Exercise goal: For each line below that contains the string "with", copy that line.

Rows from a dataset of charts and code:

==========

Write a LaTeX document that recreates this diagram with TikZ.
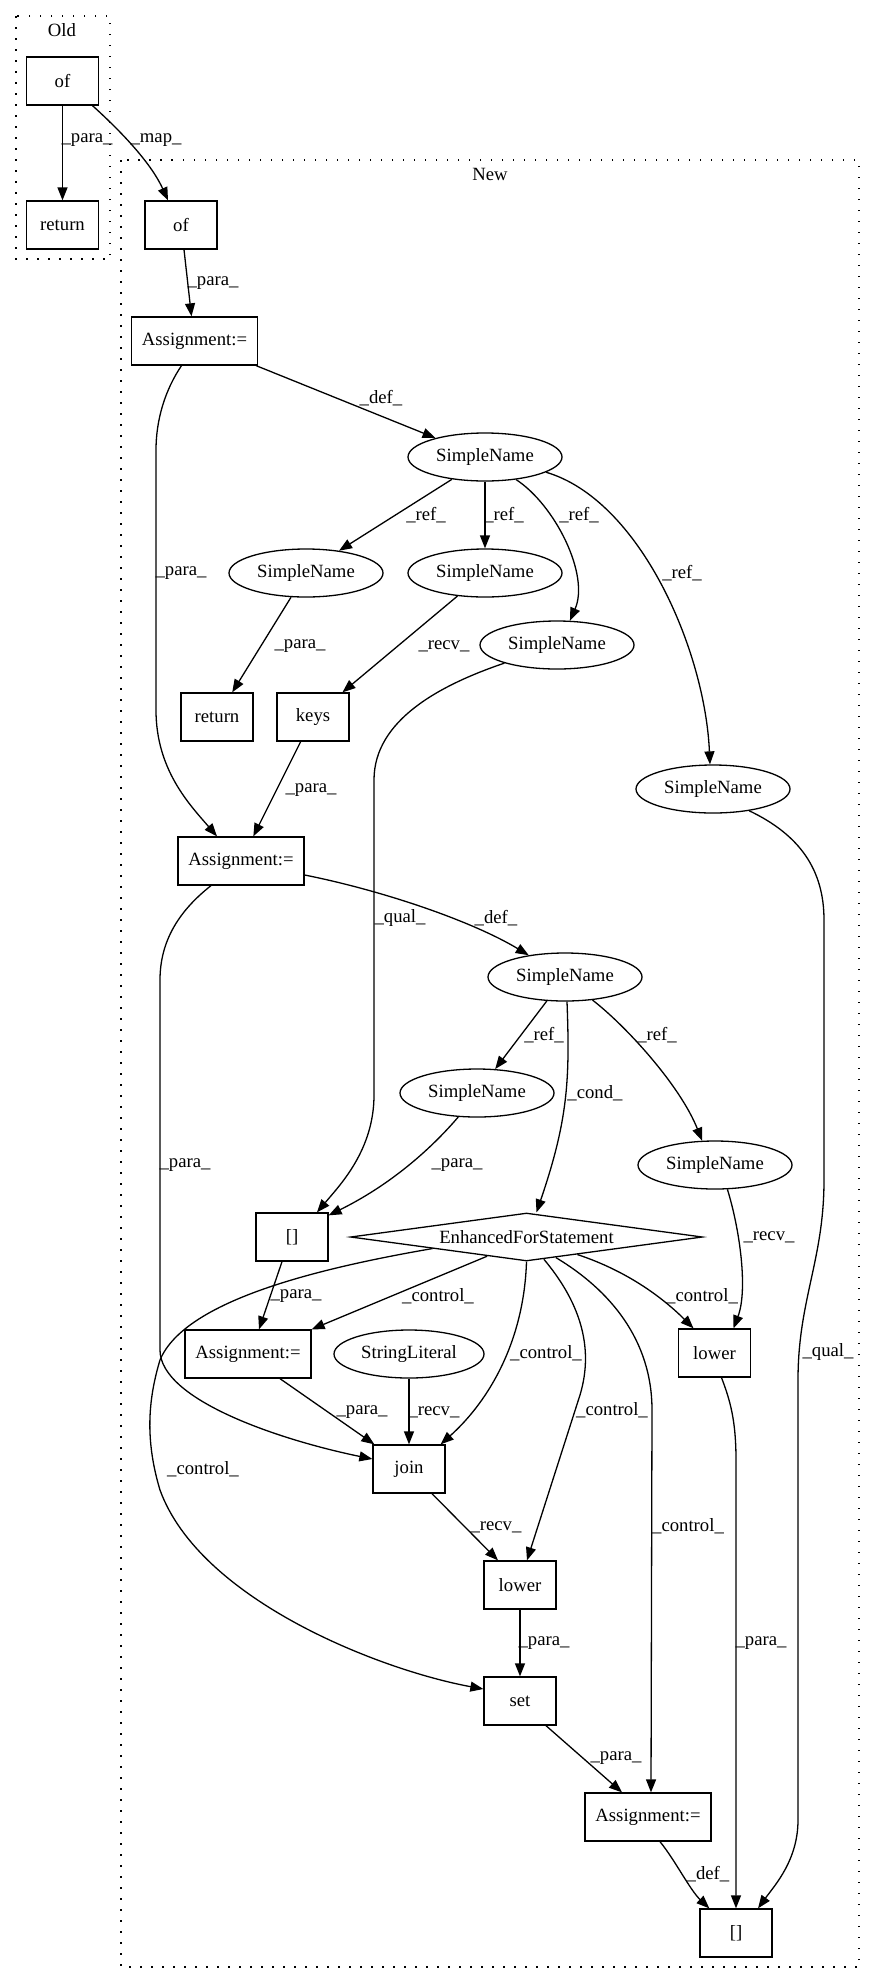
\documentclass[tikz,border=0pt]{standalone}
\usepackage{fontspec}
\setmainfont{Liberation Serif}
\usetikzlibrary{shapes.geometric,arrows.meta}
\begin{document}
\begin{tikzpicture}[x=1pt,y=-1pt,line width=1.3pt,
    every node/.style={font=\fontsize{18.7pt}{22pt}\selectfont},
    box/.style={draw,rectangle,minimum width=72pt,minimum height=48pt,inner sep=0pt},
    asg/.style={box,minimum width=126pt},
    sname/.style={draw,ellipse,minimum width=154pt,minimum height=48pt,inner sep=0pt},
    cond/.style={draw,diamond,aspect=7.3,minimum width=352pt,minimum height=48pt,inner sep=0pt},
    lbl/.style={inner sep=0pt},
    cluster/.style={dash pattern=on 1.5pt off 9.5pt},
    >={Triangle[length=13pt,width=10pt]}]
        \useasboundingbox (0,0) rectangle (875,1984);
        \draw[cluster] (16,16) rectangle (110,259);
        \draw[cluster] (121,160) rectangle (859,1967);
        \node (old) at (62,30) {Old};
        \node (new) at (490,174) {New};
        \node[box] (ofO) at (62.5,81) {of};
        \node[box] (retO) at (62.5,225) {return};
        \node[box] (ofN) at (181,225) {of};
        \node[asg] (asg1) at (194.5,341) {Assignment:=};
        \node[sname] (sn0) at (485,457) {SimpleName};
        \node[sname] (snA) at (306,573) {SimpleName};
        \node[sname] (snB) at (485,573) {SimpleName};
        \node[sname] (snC) at (557,645) {SimpleName};
        \node[sname] (snD) at (713,789) {SimpleName};
        \node[box] (retN) at (217,717) {return};
        \node[box] (keys) at (313,717) {keys};
        \node[asg] (asg2) at (241,861) {Assignment:=};
        \node[sname] (snE) at (565,977) {SimpleName};
        \node[sname] (snF) at (477,1093) {SimpleName};
        \node[sname] (snG) at (715,1165) {SimpleName};
        \node[box] (idx1) at (292,1237) {[]};
        \node[cond] (efs) at (526.5,1237) {EnhancedForStatement};
        \node[asg] (asg3) at (248,1354) {Assignment:=};
        \node[sname,minimum width=150pt] (strlit) at (409,1354) {StringLiteral};
        \node[box] (low1) at (714.5,1353) {lower};
        \node[box] (join) at (409,1469) {join};
        \node[box] (low2) at (520,1585) {lower};
        \node[box] (set) at (520,1701) {set};
        \node[asg] (asg4) at (648,1817) {Assignment:=};
        \node[box] (idx2) at (736,1933) {[]};
        \draw[->] (ofO) -- (retO);
        \draw[->] ([xshift=30pt]ofO.south) .. controls (125,135) and (152,165) .. ([xshift=-13pt]ofN.north);
        \draw[->] ([xshift=3pt]ofN.south) -- ([xshift=-3pt]asg1.north);
        \draw[->] ([xshift=-2pt]asg1.south east) -- (sn0.159);
        \draw[->] ([xshift=-13pt]asg1.south) .. controls (165,390) and (156,420) .. (156,450) -- (156,710)
            .. controls (156,770) and (190,805) .. ([xshift=-24pt]asg2.north);
        \draw[->] (sn0.214) -- (snA.34);
        \draw[->] (sn0) -- (snB);
        \draw[->] (sn0.324) .. controls (555,505) and (590,575) .. (snC.62);
        \draw[->] (sn0.346) .. controls (640,500) and (705,650) .. (snD.97);
        \draw[->] (snA) -- (retN);
        \draw[->] (snB) -- (keys);
        \draw[->] (keys) -- (asg2);
        \draw[->] (snC.199) .. controls (440,685) and (374,720) .. (374,780) -- (374,1095)
            .. controls (374,1150) and (340,1185) .. ([xshift=25pt]idx1.north);
        \draw[->] ([yshift=-14pt]asg2.east) .. controls (380,890) and (470,920) .. (snE.149);
        \draw[->] (snE) -- (snF);
        \draw[->] (snE.320) .. controls (625,1025) and (680,1085) .. (snG.118);
        \draw[->] ([xshift=2pt]snE.south) .. controls (570,1080) and (568,1120) .. ([xshift=10pt]efs.north);
        \draw[->] (snF.232) .. controls (430,1150) and (390,1185) .. ([yshift=-3pt]idx1.north east);
        \draw[->] (snD.329) .. controls (800,835) and (824,870) .. (824,920) -- (824,1180)
            .. controls (824,1260) and (798,1300) .. (798,1380) -- (798,1820)
            .. controls (798,1860) and (775,1885) .. ([xshift=22pt]idx2.north);
        \draw[->] (efs.206) -- (asg3.north east);
        \draw[->] ([xshift=-10pt]idx1.south) -- ([xshift=11pt]asg3.north);
        \draw[->] (efs.187) .. controls (320,1268) and (185,1300) .. (160,1360)
            .. controls (148,1400) and (145,1440) .. (160,1490)
            .. controls (200,1600) and (380,1670) .. ([yshift=12pt]set.west);
        \draw[->] (efs.south) .. controls (524,1340) and (490,1400) .. ([xshift=-5pt]join.north east);
        \draw[->] (efs.308) .. controls (578,1300) and (595,1345) .. (580,1395) -- ([xshift=7pt]low2.north);
        \draw[->] (efs.325) .. controls (610,1290) and (652,1340) .. (652,1410) -- ([xshift=3pt]asg4.north);
        \draw[->] (efs.341) .. controls (630,1272) and (665,1300) .. ([xshift=-21pt]low1.north);
        \draw[->] (snG.297) .. controls (740,1230) and (748,1290) .. ([xshift=19pt]low1.north);
        \draw[->] ([xshift=32pt]asg3.south) -- ([xshift=2pt]join.north west);
        \draw[->] (strlit) -- (join);
        \draw[->] ([xshift=-30pt]asg2.south) .. controls (180,910) and (160,940) .. (160,980) -- (160,1350)
            .. controls (160,1400) and (280,1440) .. ([yshift=10pt]join.west);
        \draw[->] ([xshift=23pt]join.south) -- ([xshift=-22pt]low2.north);
        \draw[->] (low2) -- (set);
        \draw[->] ([xshift=26pt]set.south) -- ([xshift=-26pt]asg4.north);
        \draw[->] ([xshift=7pt]low1.south) .. controls (730,1400) and (736,1420) .. (736,1460) -- (idx2.north);
        \draw[->] ([xshift=12pt]asg4.south) .. controls (675,1860) and (690,1890) .. ([xshift=10pt]idx2.north west);
        \foreach \x/\y/\t [count=\i] in {87/140/para,156/140/map,213/283/para,381/398/def,181/573/para,
                426/515/ref,504/515/ref,579/515/ref,682/573/ref,300/646/para,444/646/recv,311/790/para,
                400/918/qual,496/918/def,544/1035/ref,657/1035/ref,595/1093/cond,457/1165/para,
                185/1165/para,769/1237/recv,296/1296/para,438/1296/control,702/1296/control,
                546/1353/control,828/1352/qual,434/1412/recv,362/1412/para,612/1410/control,
                203/1469/control,496/1527/recv,688/1526/control,544/1643/para,761/1643/para,
                616/1758/para,708/1874/def}
            \node[lbl] (lab\i) at (\x,\y) {\_\t\_};
    \end{tikzpicture}
\end{document}
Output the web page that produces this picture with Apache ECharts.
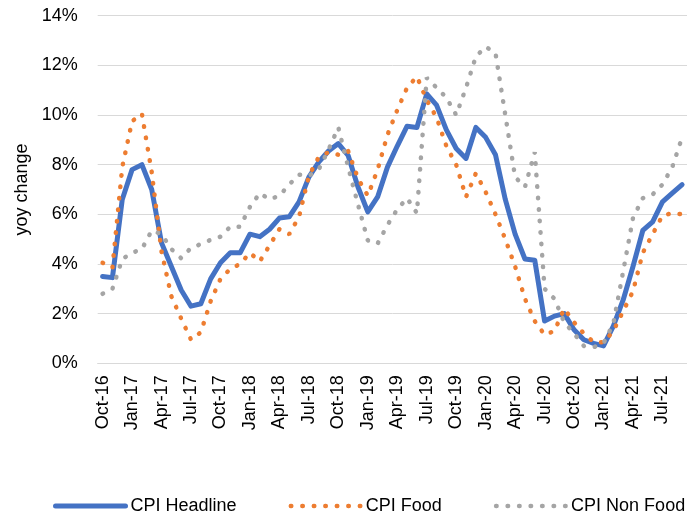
<!DOCTYPE html>
<html lang="en">
<head>
    <meta charset="UTF-8">
    <title>CPI yoy</title>
    <script src="https://cdn.jsdelivr.net/npm/echarts@6/dist/echarts.min.js"></script>
    <style>
        html, body { margin: 0; padding: 0; background: #fff; }
        #viz { width: 687px; height: 518px; }
    </style>
</head>
<body>
    <div id="viz"></div>
    <script>
        // monthly, Oct-16 .. Sep-21 (last month sits just past the cropped right edge)
        const months = [
            'Oct-16', 'Nov-16', 'Dec-16',
            'Jan-17', 'Feb-17', 'Mar-17', 'Apr-17', 'May-17', 'Jun-17', 'Jul-17', 'Aug-17', 'Sep-17', 'Oct-17', 'Nov-17', 'Dec-17',
            'Jan-18', 'Feb-18', 'Mar-18', 'Apr-18', 'May-18', 'Jun-18', 'Jul-18', 'Aug-18', 'Sep-18', 'Oct-18', 'Nov-18', 'Dec-18',
            'Jan-19', 'Feb-19', 'Mar-19', 'Apr-19', 'May-19', 'Jun-19', 'Jul-19', 'Aug-19', 'Sep-19', 'Oct-19', 'Nov-19', 'Dec-19',
            'Jan-20', 'Feb-20', 'Mar-20', 'Apr-20', 'May-20', 'Jun-20', 'Jul-20', 'Aug-20', 'Sep-20', 'Oct-20', 'Nov-20', 'Dec-20',
            'Jan-21', 'Feb-21', 'Mar-21', 'Apr-21', 'May-21', 'Jun-21', 'Jul-21', 'Aug-21', 'Sep-21'
        ];

        const cpiHeadline = [
            3.5, 3.45, 6.6,
            7.8, 8.0, 7.0, 4.85, 3.9, 2.95, 2.3, 2.4, 3.4, 4.05, 4.45, 4.45,
            5.2, 5.1, 5.4, 5.85, 5.9, 6.5, 7.5, 8.1, 8.55, 8.85, 8.37, 7.1,
            6.1, 6.7, 7.9, 8.75, 9.55, 9.5, 10.85, 10.4, 9.4, 8.65, 8.25, 9.5,
            9.1, 8.4, 6.6, 5.2, 4.2, 4.15, 1.7, 1.9, 2.0, 1.35, 0.95, 0.8,
            0.7, 1.5, 2.55, 3.9, 5.35, 5.7, 6.5, 6.85, 7.2
        ];

        const cpiFood = [
            4.05, 3.85, 7.9,
            9.75, 10.05, 7.7, 4.5, 2.7, 1.8, 0.95, 1.25, 2.5, 3.4, 3.8, 4.0,
            4.45, 4.1, 4.75, 5.4, 5.2, 5.9, 7.55, 8.3, 8.5, 8.4, 8.55, 7.45,
            6.75, 7.8, 9.2, 10.2, 11.1, 11.55, 10.6, 9.9, 8.75, 8.0, 6.7, 7.65,
            6.9, 6.0, 5.0, 3.9, 2.6, 1.7, 1.15, 1.3, 2.2, 1.65, 1.2, 0.85,
            0.85, 1.3, 2.1, 2.9, 4.45, 5.2, 5.95, 6.05, 6.0
        ];

        const cpiNonFood = [
            2.8, 3.0, 4.2,
            4.45, 4.6, 5.35, 5.2, 4.6, 4.23, 4.65, 4.8, 4.97, 5.1, 5.5, 5.5,
            6.3, 6.85, 6.6, 6.75, 7.2, 7.6, 7.55, 7.8, 8.6, 9.5, 7.9, 6.4,
            4.95, 4.82, 5.57, 6.2, 6.65, 6.05, 11.5, 11.1, 10.7, 10.0, 11.1, 12.35,
            12.75, 12.5, 10.0, 7.5, 7.1, 8.5, 3.0, 2.6, 1.65, 1.2, 0.7, 0.65,
            0.8, 1.6, 3.7, 5.85, 6.65, 6.8, 7.2, 7.9, 9.1
        ];

        const yTicks = [0, 2, 4, 6, 8, 10, 12, 14];

        const font = 'Liberation Sans';
        const gridGrey = '#d9d9d9';

        const solid = (color) => ({ color, width: 5, type: 'solid', join: 'round', cap: 'round' });
        const dots = (color) => ({ color, width: 4.5, type: [0.5, 11], cap: 'round' });
        const noMarker = { color: 'transparent', borderColor: 'transparent', borderWidth: 0 };

        const option = {
            animation: false,
            backgroundColor: '#fff',
            grid: { left: 97.7, right: -11, top: 15.7, bottom: 154.7 },
            legend: {
                left: 48,
                top: 492,
                width: 900,
                itemWidth: 70,
                itemHeight: 14,
                itemGap: 52,
                textStyle: { fontFamily: font, fontSize: 18, color: '#000' },
                data: [
                    { name: 'CPI Headline', lineStyle: solid('#4472c4'), itemStyle: noMarker },
                    { name: 'CPI Food', lineStyle: dots('#ed7d31'), itemStyle: noMarker },
                    { name: 'CPI Non Food', lineStyle: dots('#a5a5a5'), itemStyle: noMarker }
                ]
            },
            xAxis: {
                type: 'category',
                data: months,
                boundaryGap: true,
                axisLine: { lineStyle: { color: gridGrey, width: 1 } },
                axisTick: { interval: 2, length: 5, lineStyle: { color: gridGrey } },
                axisLabel: {
                    interval: 2,
                    rotate: 90,
                    margin: 12,
                    fontFamily: font,
                    fontSize: 18,
                    color: '#000'
                },
                splitLine: { show: false }
            },
            yAxis: {
                type: 'value',
                min: yTicks[0],
                max: yTicks[yTicks.length - 1],
                interval: yTicks[1] - yTicks[0],
                name: 'yoy change',
                nameLocation: 'middle',
                nameRotate: 90,
                nameGap: 63,
                nameTextStyle: { fontFamily: font, fontSize: 18, color: '#000' },
                axisLine: { show: false },
                axisTick: { show: false },
                axisLabel: {
                    margin: 20,
                    fontFamily: font,
                    fontSize: 18,
                    color: '#000',
                    formatter: '{value}%'
                },
                splitLine: { lineStyle: { color: gridGrey, width: 1 } }
            },
            series: [
                {
                    name: 'CPI Headline',
                    type: 'line',
                    data: cpiHeadline,
                    symbol: 'none',
                    lineStyle: solid('#4472c4'),
                    itemStyle: { color: '#4472c4' }
                },
                {
                    name: 'CPI Food',
                    type: 'line',
                    data: cpiFood,
                    symbol: 'none',
                    lineStyle: dots('#ed7d31'),
                    itemStyle: { color: '#ed7d31' }
                },
                {
                    name: 'CPI Non Food',
                    type: 'line',
                    data: cpiNonFood,
                    symbol: 'none',
                    lineStyle: dots('#a5a5a5'),
                    itemStyle: { color: '#a5a5a5' }
                }
            ]
        };

        const chart = echarts.init(document.getElementById('viz'), null, { renderer: 'canvas' });
        chart.setOption(option);
        window.onresize = () => chart.resize();
    </script>
</body>
</html>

==========

Answer to this problem:
Write a LaTeX document that recreates this diagram with TikZ.
Output the web page that produces this picture with Apache ECharts.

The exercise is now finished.